Effective human resources requires a combination of hard and soft skills. Organizations’ money is saved and productivity rises when employees are empowered and aligned with the company’s business objectives. Achieving those outcomes requires leaders to think differently about HR and utilize technologies that complement these practices.
That’s where Jill Pappenheimer comes in.
Jill founded Options4Growth in 2012 as a means to elevate the way employers engage with people and the way people engage in their work, combined with cloud-based technology tools. In late 2018, BPM LLP acquired Options4Growth’s HR consulting practice to complement the CPA firm’s advisory service offerings.
Prior to joining BPM, Pappenheimer also worked with her former business partner to develop Insights, a performance management tool offering all-in-one solutions for “purpose-driven” companies, many of which are nonprofits.
“Insights facilitates ongoing feedback (guided one-on-ones) transparency and alignment with organizational objectives,” says Pappenheimer, who is now a partner at BPM. “It helps identify obstacles and barriers employees face and offers the ability to course correct. It shows employees how to own responsibilities and move the needle of individual success and that of their organization. This kind of behavioral change can only be lasting if it is facilitated by a tool to ensure stickiness.”
Pappenheimer shares an example of a client who benefited from the technology—a nonprofit afterschool program whose administrators wanted to ensure educators stayed true to the objectives of the organization and remained engaged in their work.
New Year, New Laws
In addition to keeping up with technology trends, Jill Pappenheimer and her team focus on helping companies incorporate new legislations, such as California’s AB5 and SB 1343.
AB5: Employees vs. Contractors
In effect: January 1, 2020
This law ensures gig economy workers at companies like Uber and Lyft are entitled to minimum wage, workers’ compensation, and other benefits. Many organizations are having to rethink how they engage independent contractors.
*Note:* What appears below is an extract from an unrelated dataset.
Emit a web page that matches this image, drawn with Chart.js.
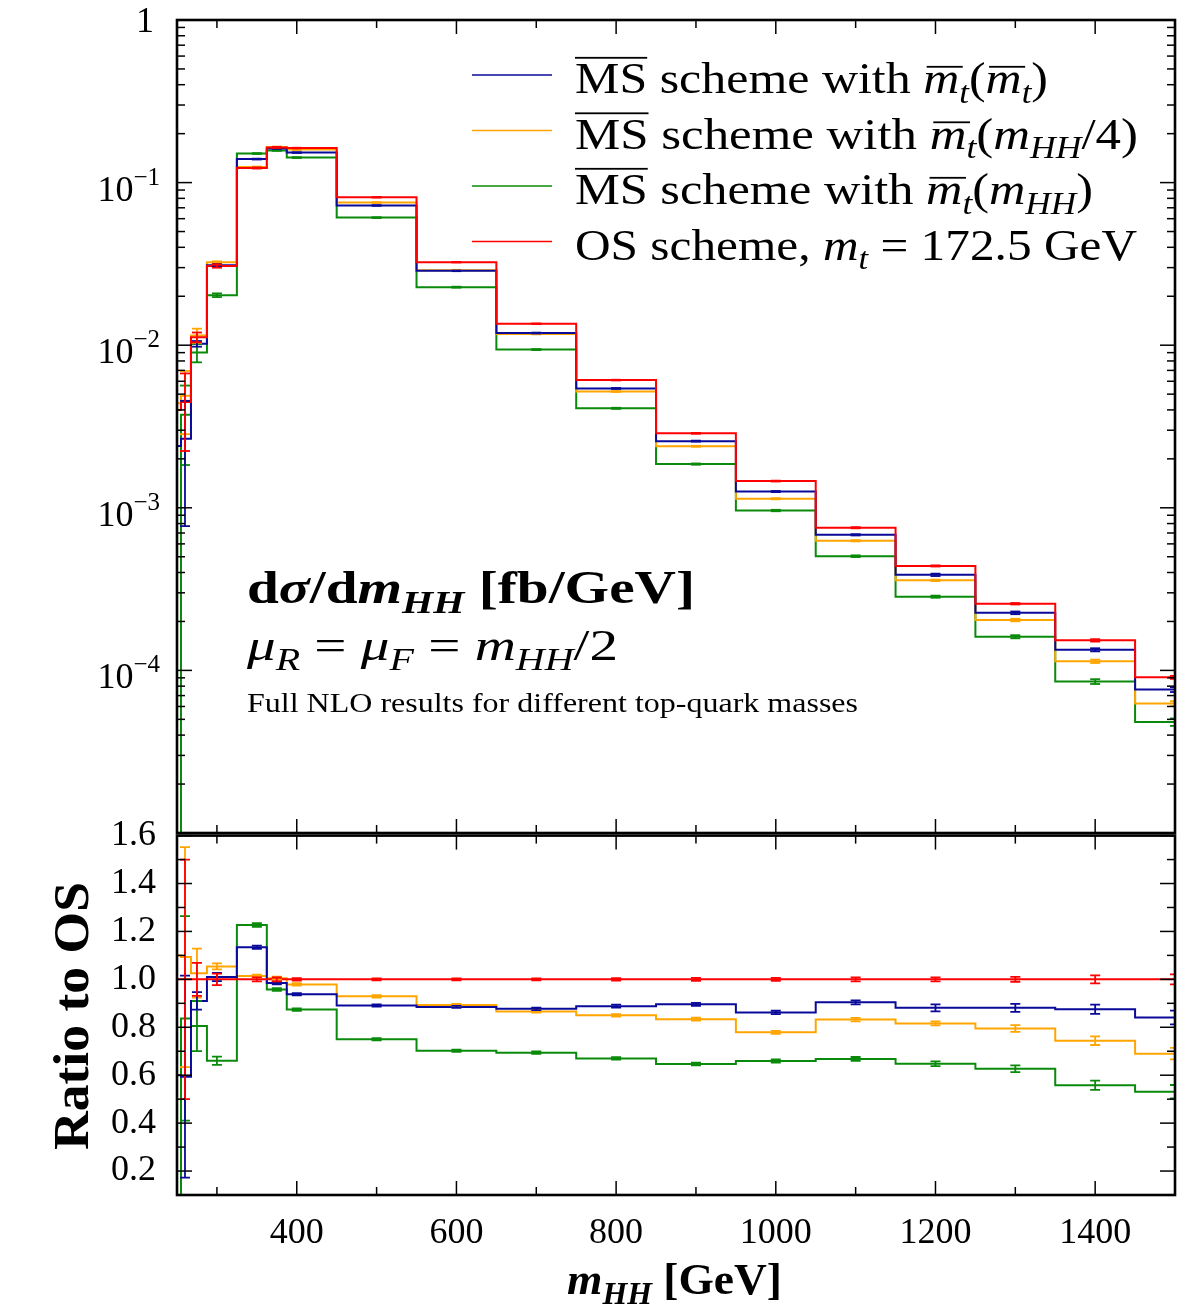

SB 1343: Sexual Harassment Training
In effect: January 1, 2021
This law requires all employers based in California with five or more employees to provide sexual harassment prevention training to all employees, not just supervisors, every two years.
“They used Insights to be able to execute on identified strategic objectives and create accountability with their teachers,” she explains. “The CEO was worried in particular about one teacher leaving. But through the use of Insights, they discovered a hidden passion and created a development goal—writing a newsletter, which the teacher really enjoyed and has become a successful communication/PR vehicle for the school. It aligned an organizational need with the teacher’s personal strengths. The CEO has found the tool to be pivotal for their organization.”
This is not unlike some successful client engagements in Pappenheimer’s work since joining BPM. She shares that throughout every encounter, structural challenges are met with those soft and hard tools that, in combination, bring about meaningful changes for employer and employees alike.
Recently a CFO at a technology firm brought Jill’s team in to support an unfortunate problem—senior management’s reputation of intense vitriol as a means of communication. Pappenheimer’s team determined that while change at the top was needed, the middle and lower ranks of employees had to be addressed as well.
“We had to make sure policies and practices at the firm honored its people,” she says. “We also made sure that managers in the middle ranks had coaching and training skills. It’s an unfortunate fact that managers are usually skilled at functional levels, but don’t have strengths with people skills.” Senior management then was coached to emulate this culture—and shed the yelling.
Another firm—a consumer food products company—was struggling to keep up with their significant growth. Throughout a 15-year period, the company grew from 15 to 1,200 employees with only one HR manager, who was not modernizing and scaling the people management function sufficiently. Pappenheimer and her team went to work, introducing new technologies for employees and the HR team that streamlined their processes as well as engaged employees differently and at a higher level..
“The right performance and human resource management tools are instrumental and can be game changing for HR team and the entire organization. Companies are hesitant to make the investment in HR, and specifically HR technology, but the outcome can be hugely impactful,” Pappenheimer says. “These are opportunities to create growth through people by ensuring clarity of roles, line of sight to organizational objectives, and engaged, cohesive teams that are collaborating and having fun. It doesn’t have to be a painful, expensive, or yearlong undertaking to create positive change through facilitated technologies.”
“Clients ultimately have to embrace HR technology, one way or another.”
Pappenheimer adds that it is important to stay on top of technology trends and tools, such as artificial intelligence (AI). “AI is highly undervalued in the HR industry, and the potential for its use is enormous,” she explains. “It can be powerful in recruiting talent and in identifying where a candidate will be a cultural fit with an organization.”
While AI tools can be effective for HR departments, its various applications can raise questions in terms of usage, particularly with regard to privacy issues, such as data compiled from scanning social media and employee emails.
“I have concerns, even if it could help us understand people better,” Pappenheimer says. “Clients ultimately have to embrace HR technology, one way or another—they have to. In the twenty-first century, honoring people and aligning employees’ work with organizational strategies is as important as finance.”
With the right application of new technologies along with old-fashioned human respect, the soft skills of HR don’t look so hard.